— Start Entries shown —

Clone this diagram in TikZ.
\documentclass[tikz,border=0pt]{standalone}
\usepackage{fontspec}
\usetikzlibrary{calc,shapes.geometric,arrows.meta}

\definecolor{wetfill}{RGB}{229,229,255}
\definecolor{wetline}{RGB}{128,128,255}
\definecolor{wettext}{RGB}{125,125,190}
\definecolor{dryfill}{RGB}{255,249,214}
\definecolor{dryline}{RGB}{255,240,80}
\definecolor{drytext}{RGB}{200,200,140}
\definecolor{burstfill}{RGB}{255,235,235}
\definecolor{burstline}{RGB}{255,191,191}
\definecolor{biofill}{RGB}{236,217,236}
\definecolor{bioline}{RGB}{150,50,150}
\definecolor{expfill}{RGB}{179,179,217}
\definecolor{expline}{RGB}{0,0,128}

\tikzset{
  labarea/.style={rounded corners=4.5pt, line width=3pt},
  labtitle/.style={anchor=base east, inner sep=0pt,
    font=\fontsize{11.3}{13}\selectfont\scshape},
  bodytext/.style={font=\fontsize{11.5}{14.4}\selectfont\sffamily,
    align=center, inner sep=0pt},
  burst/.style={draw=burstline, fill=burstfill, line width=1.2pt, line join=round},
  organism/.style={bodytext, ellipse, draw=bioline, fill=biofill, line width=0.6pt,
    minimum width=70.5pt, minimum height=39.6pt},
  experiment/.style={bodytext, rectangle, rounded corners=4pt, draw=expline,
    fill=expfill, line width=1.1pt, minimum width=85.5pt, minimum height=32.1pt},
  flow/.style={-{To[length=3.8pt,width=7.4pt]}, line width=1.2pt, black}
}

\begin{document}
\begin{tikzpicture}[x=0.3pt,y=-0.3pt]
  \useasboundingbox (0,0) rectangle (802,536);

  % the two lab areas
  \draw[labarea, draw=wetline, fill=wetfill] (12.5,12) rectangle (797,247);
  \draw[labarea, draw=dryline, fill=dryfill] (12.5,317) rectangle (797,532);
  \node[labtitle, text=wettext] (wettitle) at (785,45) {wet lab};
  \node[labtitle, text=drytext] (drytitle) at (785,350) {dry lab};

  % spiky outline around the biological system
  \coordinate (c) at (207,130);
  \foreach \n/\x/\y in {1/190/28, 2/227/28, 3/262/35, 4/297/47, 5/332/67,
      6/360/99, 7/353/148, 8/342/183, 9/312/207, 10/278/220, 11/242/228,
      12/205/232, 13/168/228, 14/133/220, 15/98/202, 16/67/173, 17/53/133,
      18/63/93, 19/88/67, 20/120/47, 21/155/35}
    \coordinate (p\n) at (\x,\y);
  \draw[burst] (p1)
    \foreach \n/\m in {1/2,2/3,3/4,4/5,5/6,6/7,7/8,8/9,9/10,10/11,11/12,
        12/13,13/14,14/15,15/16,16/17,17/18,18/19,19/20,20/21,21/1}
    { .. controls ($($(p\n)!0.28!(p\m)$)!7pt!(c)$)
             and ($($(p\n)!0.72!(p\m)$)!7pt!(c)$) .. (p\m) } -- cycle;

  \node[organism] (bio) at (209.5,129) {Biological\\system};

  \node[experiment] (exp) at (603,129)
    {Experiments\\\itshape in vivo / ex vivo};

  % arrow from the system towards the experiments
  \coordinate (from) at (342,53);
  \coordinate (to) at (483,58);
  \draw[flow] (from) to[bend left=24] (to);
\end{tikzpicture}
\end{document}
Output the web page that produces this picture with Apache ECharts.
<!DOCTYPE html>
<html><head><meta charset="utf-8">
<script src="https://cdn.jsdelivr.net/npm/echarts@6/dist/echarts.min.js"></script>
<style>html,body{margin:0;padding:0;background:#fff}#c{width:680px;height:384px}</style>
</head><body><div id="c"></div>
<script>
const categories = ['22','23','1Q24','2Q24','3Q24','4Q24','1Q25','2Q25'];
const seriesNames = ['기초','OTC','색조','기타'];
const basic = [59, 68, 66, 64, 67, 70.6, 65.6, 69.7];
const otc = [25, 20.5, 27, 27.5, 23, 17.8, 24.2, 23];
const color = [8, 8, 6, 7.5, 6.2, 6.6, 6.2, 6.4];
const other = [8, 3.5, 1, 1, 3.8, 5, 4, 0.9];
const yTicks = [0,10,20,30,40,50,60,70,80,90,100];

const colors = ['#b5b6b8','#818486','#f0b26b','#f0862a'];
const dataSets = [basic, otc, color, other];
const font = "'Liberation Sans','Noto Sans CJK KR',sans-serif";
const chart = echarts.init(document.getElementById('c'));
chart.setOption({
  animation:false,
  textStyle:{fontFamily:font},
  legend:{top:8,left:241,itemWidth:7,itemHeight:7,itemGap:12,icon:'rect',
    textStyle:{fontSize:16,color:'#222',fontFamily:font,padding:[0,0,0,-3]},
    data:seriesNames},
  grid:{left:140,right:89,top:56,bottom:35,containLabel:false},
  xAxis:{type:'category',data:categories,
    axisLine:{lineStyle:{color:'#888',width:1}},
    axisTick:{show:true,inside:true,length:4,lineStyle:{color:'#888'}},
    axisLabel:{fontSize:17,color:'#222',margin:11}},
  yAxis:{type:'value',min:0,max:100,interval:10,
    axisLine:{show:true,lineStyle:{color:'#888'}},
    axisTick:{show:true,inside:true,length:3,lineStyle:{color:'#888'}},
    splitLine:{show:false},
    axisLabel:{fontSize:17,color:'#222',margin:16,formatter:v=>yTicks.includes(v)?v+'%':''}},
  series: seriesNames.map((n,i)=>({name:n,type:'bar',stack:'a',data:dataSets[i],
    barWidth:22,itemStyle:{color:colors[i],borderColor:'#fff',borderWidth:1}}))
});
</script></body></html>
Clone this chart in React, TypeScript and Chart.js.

— End Entries shown —

◆ Description of the task
Your task is to collect every line above that contains the word "this".

◆ Exercise response
Clone this diagram in TikZ.
Output the web page that produces this picture with Apache ECharts.
Clone this chart in React, TypeScript and Chart.js.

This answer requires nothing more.